4 Responses

  1. John Barkdull August 29, 2014 at 12:29 pm |

    I realize this article was posted some time ago and thus my comment may be untimely. However, when Ian claims that no one asserts that the end of the world is nigh, it might help to clarify what we mean by the end. No, the planet per se won’t be destroyed, and it’s quite likely that no matter what humans do the insects and microbes, among others, will find a way to survive. Few would dispute this. However, the assertion that human existence is threatened is quite common, including from an author Ian cites, JB Foster. For most of us, the end of the human species is close enough to count as the end of the world. It would certainly count as a catastrophe, especially when one ponders the probable violence and disruption that would accompany the process of population reduction from more than 7 billion to zero. I suspect that Gindin and others have in mind something like that (or maybe the end of civilization as we know it) rather than the physical extinction of life on the planet. So their objection is to rhetoric that suggests human extinction is threatened within decades, which is a claim not absent among climate activists.

  2. John Sharkey July 22, 2014 at 12:49 pm |

    One thing us ecosocialists and other assorted environmentalists have to stop doing is claiming that capitalism is destroying the planet. That is ‘catastrophism,’not to mention carelessness or perhaps just human arrogance.
    According to the science (see J Hanson) there have been five major planetary die off events going back to the ‘beginning’. None of them destroyed the planet. It took some time, but life always came back just fine.
    During our anthroprogenic (human induced climate change moment) epoch we may well do serious damage to this thin thin layer of habitable biosphere we call ‘nature’. It can all be wiped out, including of course us, and the planet will still go on its merry way and be none the worse off.
    The climate science is pretty solid on what is causing climate change and on the possible consequences unless we do something about it pretty quick. As we know scientists in general and climate scientist in particular (the ones not working for the petroleum industry) tend to be quite conservative about their work. They’re not know to make exaggerated claims about their research.
    So let’s remember that capitalism can do serious damage to us and the environment…but it will not destroy the planet.
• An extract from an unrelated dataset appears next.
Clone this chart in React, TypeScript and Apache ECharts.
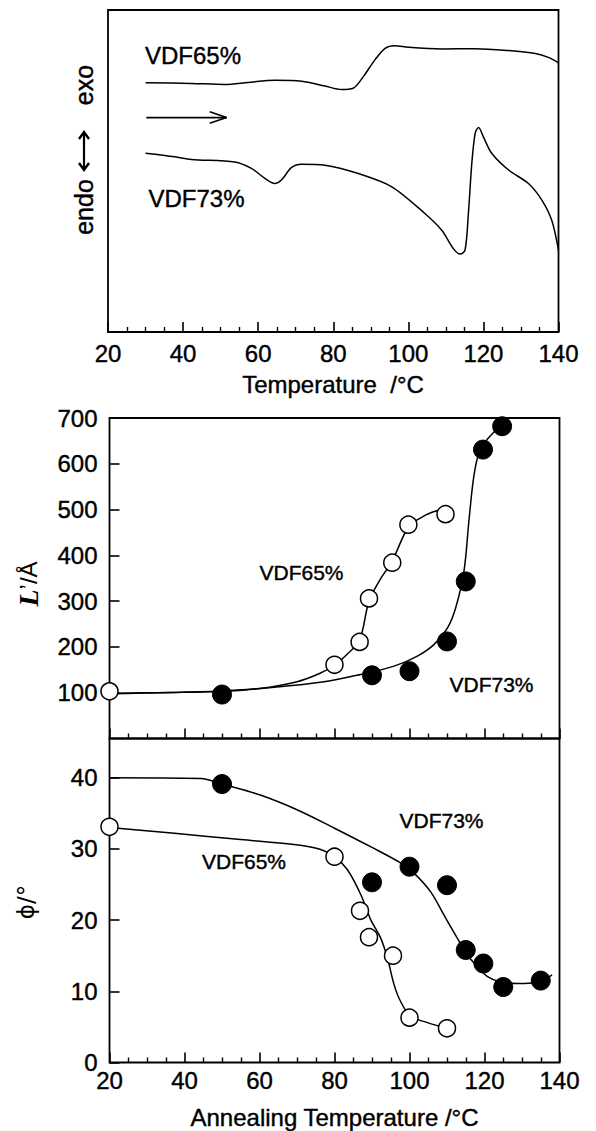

  3. Peter Gose July 16, 2014 at 8:21 pm |

    The ironic thing about Gindin’s position is that he constantly emphasizes our need to be realistic about the left’s current weakness. Surely this is almost as much of a downer as being realistic about the severity of the environmental crisis. But it’s okay to dwell on the former but not the latter. Go figure.

  4. Douglas Williams July 15, 2014 at 12:42 pm |

    This article made me newly-aware of an insidious aspect of all the left-liberal sites that pop up on my FaceBook page. THEY are the “environmental catastrophists” in question. They function as lefty muck-raking yellow journalism while posing for the uninitiated as “The Left.” Each attempts to out-do the other in dire prediction, provoking anger while offering no solution. The overall effect may be an intended paralysis: Life will End Tomorrow and the Forces Causing it are Unstoppable, so Let’s Give Up. Fact is, the real left is socialist, not liberal, and the catastrophists function as straw men for the right to knock down. Thanks, Ian, for clarifying the role of the real i.e. socialist left.